Nous sommes nombreuxses à nous insurger face à la loi inhumaine contre les migrant.e.s (et non pas contre l’immigration, dans les faits) qui vient d’être votée. La colère est à nos côtés, mais elle l’est plus encore au vu du discours de certain.e.s qui se prétendent nos allié.e.s.
Quelques arguments reviennent en boucle pour dire à quel point cette loi est nocive. Parmi eux, “Marie Curie était une immigrée, aujourd’hui, elle n’aurait pas pu…”, ce qui est probablement vrai. Néanmoins, est-ce là le problème réel ? Passer à côté d’un.e futur.e prix Nobel ? N’est-ce pas plutôt l’inhumanité que la loi porte en elle ?
Lorsque l’on fait remarquer la nullité de cet “argument” pour défendre les migrant.e.s, on nous rétorque que c’est un des rares qui peut convaincre les centristes, qu’il faut s’adapter à leur rhétorique. Alors disons-le, cette loi n’est pas rationnelle, mais idéologique. Elle est sous-tendue par un nationalisme organique.
Pourquoi transférer le débat sur un terrain utilitaire, songer à des humain.e.s comme à un potentiel à exploiter ? Tiens, cela rappelle l’argument de “l’enrichissement”. Comment refuser des migrant.e.s alors qu’iels peuvent nous apprendre à jouer des instruments inconnus ou cuisiner du couscous (passons l’orientalisme latent) ?
D’ailleurs, la rhétorique de l’enrichissement se retrouve facilement dans son pendant raciste, le grand remplacement.
Apprécier que des personnes cuisinent un mafé n’est pas l’argument qui justifie leur présence sur le sol français. À gauche, on ne devrait pas avoir pour argument “l’enrichissement”. Avoir envie de “créoliser” n’a pas grand-chose à voir avec l’humanité et la solidarité.
Revenons-en à Marie Curie. Il y a peu de chances que cet argument touche quelconque raciste. On vous rétorquera les attentats terroristes. Mais imaginons que les droitard.e.s se disent soudain “mais oui, qu’est-ce qu’on est bêtes, on passe à côté de talents à exploiter”, quelle serait la conclusion ? Exiger des diplômes et un ridicule test de QI aux personnes qui fuient la souffrance ? N’accueillir que des gens qui ont le potentiel d’enrichir leur si chère France ?
Mais on vous laisse mourir dans la Méditerranée si vous n’êtes pas allé.e.s au lycée.
Et voici que la “gauche” se vautre dans l’idéologie du mérite et la perception des êtres humains comme d’une ressource.
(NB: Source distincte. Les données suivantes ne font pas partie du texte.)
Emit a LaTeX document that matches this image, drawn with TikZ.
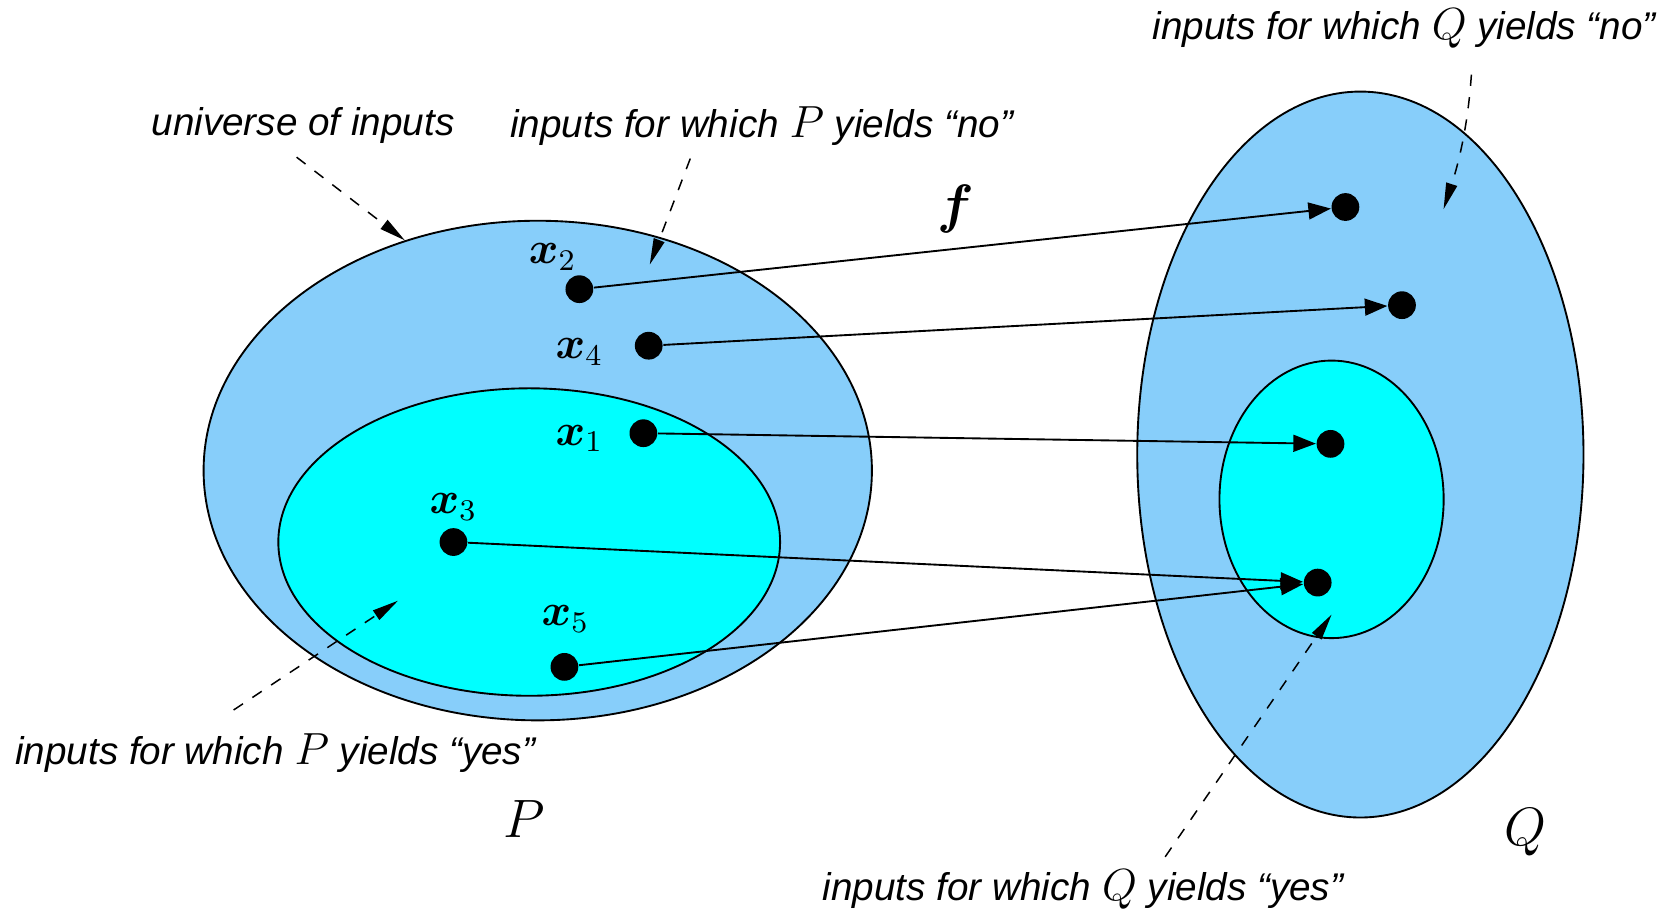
\documentclass[tikz,border=0pt]{standalone}
\usepackage{amssymb}
\usepackage{amsmath}
\usepackage{fontspec}
\usepackage{tikz}
\usetikzlibrary{arrows.meta}
\usetikzlibrary{shapes.geometric}
\usepackage{xcolor}
\definecolor{noblue}{RGB}{135,206,250}
\definecolor{yescyan}{RGB}{0,255,255}
\newfontfamily\lblfont{Liberation Sans}
\newcommand{\inputsfor}[2]{inputs for which {\large$#1$} yields “#2”}
\newcommand{\xin}[1]{\boldsymbol{x}_{#1}}

\begin{document}
\begin{tikzpicture}[x=0.01cm,y=-0.01cm,
  lbl/.style={font=\lblfont\itshape\fontsize{10.3}{12}\selectfont},
  blob/.style={ellipse,draw,line width=0.5pt,inner sep=0pt},
  pt/.style={circle,fill=black,inner sep=0pt,minimum size=0.26cm},
  map/.style={-{Triangle[length=6pt,width=4.5pt]},line width=0.5pt},
  hint/.style={-{Triangle[length=7pt,width=3pt]},dashed,line width=0.4pt}]
\useasboundingbox (0,0) rectangle (1568,859);
\node[blob,fill=noblue,minimum width=6.26cm,minimum height=4.68cm] (Pall) at (504,441) {};
\node[blob,fill=yescyan,minimum width=4.7cm,minimum height=2.88cm] (Pyes) at (496,508) {};
\node[blob,fill=noblue,minimum width=4.18cm,minimum height=6.8cm] (Qall) at (1275,426) {};
\node[blob,fill=yescyan,minimum width=2.1cm,minimum height=2.6cm] (Qyes) at (1248,468) {};
\node[pt] (x2) at (543,271) {};
\node[pt] (x4) at (608,324) {};
\node[pt] (x1) at (603,406) {};
\node[pt] (x3) at (425,508) {};
\node[pt] (x5) at (529,625) {};
\node[pt] (fx2) at (1261,194) {};
\node[pt] (fx4) at (1314,286) {};
\node[pt] (fx1) at (1247,416) {};
\node[pt] (fx35) at (1235,546) {};
\node[font=\large] (lx2) at (518,241) {$\xin{2}$};
\node[font=\large] (lx4) at (543,330) {$\xin{4}$};
\node[font=\large] (lx1) at (543,411) {$\xin{1}$};
\node[font=\large] (lx3) at (425,475) {$\xin{3}$};
\node[font=\large] (lx5) at (530,580) {$\xin{5}$};
\node[font=\Large] (lf) at (896,196) {$\boldsymbol{f}$};
\node[font=\Large] (lP) at (491,768) {$P$};
\node[font=\Large] (lQ) at (1430,780) {$Q$};
\draw[map] (x2) -- (fx2);
\draw[map] (x4) -- (fx4);
\draw[map] (x1) -- (fx1);
\draw[map] (x3) -- (fx35);
\draw[map] (x5) -- (fx35);
\node[lbl] (tUniv) at (284,118) {universe of inputs};
\node[lbl] (tPno) at (714,118) {\inputsfor{P}{no}};
\node[lbl] (tQno) at (1316,27) {\inputsfor{Q}{no}};
\node[lbl] (tPyes) at (258,706) {\inputsfor{P}{yes}};
\node[lbl] (tQyes) at (1015,834) {\inputsfor{Q}{yes}};
\coordinate (pnoTip) at (609,248);
\coordinate (qnoTip) at (1353,196);
\coordinate (pyesTip) at (373,563);
\coordinate (qyesTip) at (1248,576);
\draw[hint] ([xshift=-0.06cm]tUniv.south) -- (Pall.120);
\draw[hint] ([xshift=-0.67cm]tPno.south) -- (pnoTip);
\draw[hint] ([xshift=0.63cm,yshift=-0.12cm]tQno.south) .. controls (1376,115) and (1368,150) .. (qnoTip);
\draw[hint] ([xshift=-0.39cm,yshift=0.1cm]tPyes.north) -- (pyesTip);
\draw[hint] ([xshift=0.77cm]tQyes.north) -- (qyesTip);
\end{tikzpicture}
\end{document}
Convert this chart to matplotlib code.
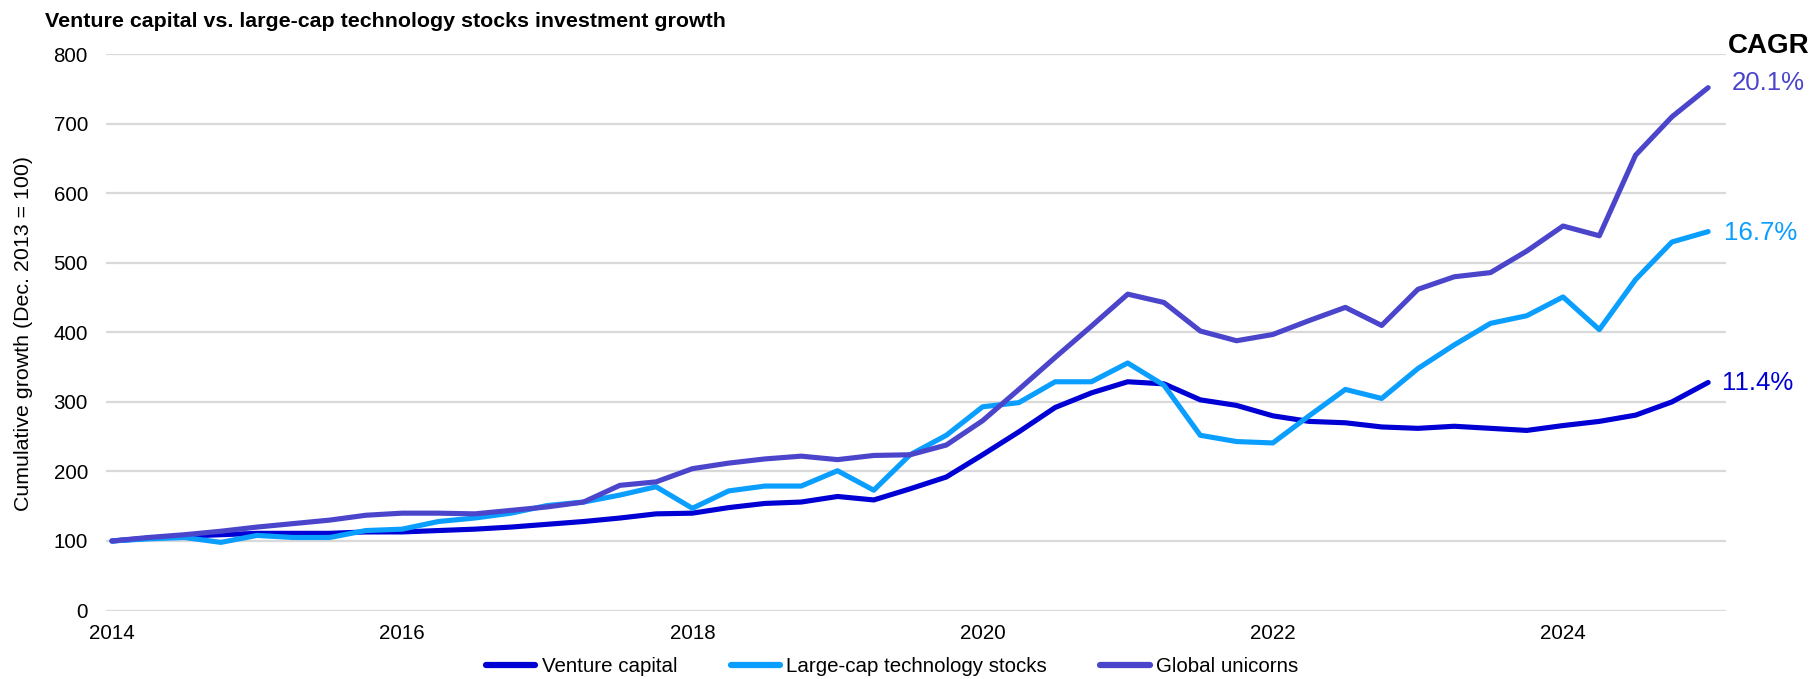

Vouloir des migrant.e.s qui travaillent là où les français.es ne veulent plus le faire, pour des salaires de misère ou dire qu’on passe à côté de grand.e.s universitaires, ça n’est pas si éloigné.
“Regardez, il y a quand même des bon.ne.s immigré.e.s qui travaillent soixante heures par semaine pour s’intégrer !”… “Regardez, il y a des immigré.e.s qui peuvent être très intelligent.e.s et être pour la France une fierté !”
Outre l’enrichissement et l’exploitation d’autrui, la notion de mérite sous-tendue par cet argument n’est qu’un mythe de notre système, un très bon outil de tri qui se soucie peu de l’humanité et de la dignité humaine, des souffrances endurées, des menaces encourues, de l’empathie, de la solidarité et puis juste de toutes les valeurs que, nous, nous défendons.
Les migrant.e.s ne nous doivent rien, bien que le fait qu’iels ne soient pas né.e.s sur le sol français de parents français fait dire l’inverse à certain.e.s. Si nous exécrons cette loi, ça n’est pas par peur de ne pas avoir de baklavas ou de cours de danse latine, ça n’est pas parce que nous regrettons que la France passe à côté d’un enrichissement potentiel. C’est parce que nous avons des convictions que nous ne nierons pas sous prétexte de faire changer d’avis de fascistes “centristes”.
Et ces convictions nous disent que mur par mur et pierre par pierre, il faut détruire les frontières.
Notre humanité, nos solidarités et nos luttes n’ont rien à faire d’une communauté nationale imaginée et imaginaire.
Peu importe son potentiel, personne n’est illégal sur cette Terre.